As shown at FIGS. 3a,4a and at 101, the tubing string 40 is lowered into wellbore 13 such that at 103 the propellant carrier 26 is located across from the existing perforations 11 communicating with the formation 10 to be treated. Of course, safe procedures must be used in a workover including proper tubing string entry techniques. The tubing string 40 is suspended in the wellbore 13 at the packoff 22, the pup length of tubing 23 is installed, having sufficient length to manipulate the tubing string 40 from above the perforations to below the perforations. A lubricator 30 can be installed. The foam injection means 28 can further comprise a differential fill flow sub (not detailed), employed at the bottom of the tubing string 40 to exclude debris and the like during running in.

In FIGS. 3b,4a and at 104, In no particular order a conventional wellbore liquid 43 is rapidly added to the wellbore 13 for increasing a fluid level 20 and resulting hydrostatic head to about maximum, sufficiently above the perforations 11 or productive interval, maximizing the head which tends to place the well in an overbalanced condition. Also the tubing string 40 is filled with liquid, such as produced water, above the differential fill flow sub.
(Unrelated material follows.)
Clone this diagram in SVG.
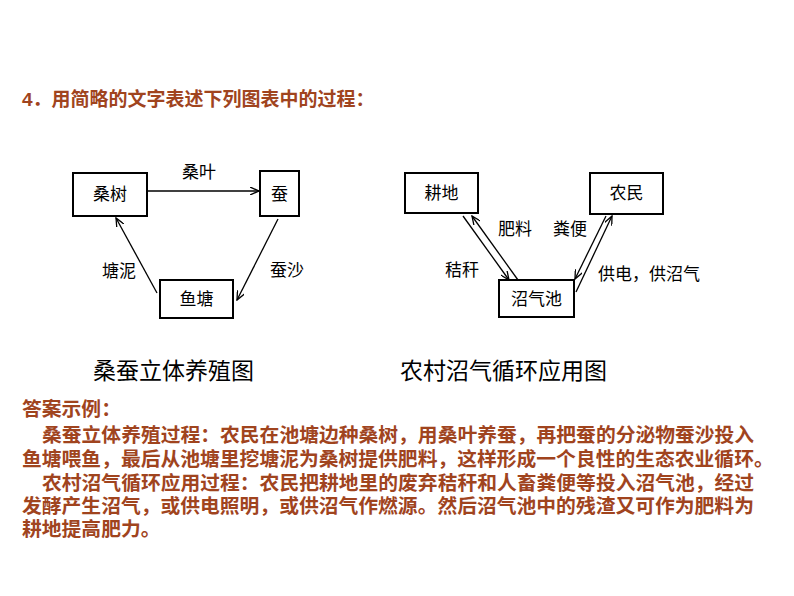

At FIGS. 3c,4a, the propellant 16 is ignited and the foam discharge port 29 is opened, as described in process step 105. The head of liquid in the tubing string 40 assists in directing the resulting high pressure event into the formation 10 rather than permitting the energy to escape uphole along the tubing string.

As shown in FIG. 1a, in one embodiment the lubricator 30 temporarily houses the drop bar 32 and is used to cooperate with the firing head to initiate ignition of the propellant 16. The fill sub remains sealed from the wellbore 13, excluding liquids therefrom, until actuated by the falling drop bar 32. As shown in FIG. 2a, in the context of a lubricator 30, the trigger 33 is actuated for releasing the drop bar 32. The drop bar 32 actuates a firing head which ignites the propellant 16. In FIG. 4b and at 105 and 106, should a misfire occur, the drop bar 32 is fished out and re-set to repeat at 104. As well as igniting the propellant 16, the drop bar 32 also actuates the fill sub for opening the foam discharge port 29. In an alternate embodiment, the firing head is pressure actuated. Accordingly, there is no need for a drop bar nor a lubricator. Additionally, the foam injection means 28 comprises the foam discharge port 29 fit with a pressure-actuated plug. In FIG. 2b, in the context of a pressure-actuated firing head, a pump 44 is employed to pressurize the tubing string 40 to a first pressure for initiating a pressure-actuated firing head. Unless the pressure-actuated plug is already opened due to the propellant ignition, further pumping is applied and pressure increase releases the pressure-actuated plug at the foam discharge port 29 enabling communication with the wellbore 13.

In FIGS. 3c,4a, and at 104, hydrostatic pressure of the liquid 43 in the wellbore 13 as well as that of the liquid in the tubing 40 assists in directing the resulting high pressure event into the formation 10 rather than wasting the energy uphole. Rapidly expanding gas and pressure 45 assists in removing blockages from the formation 10 about the perforations 11.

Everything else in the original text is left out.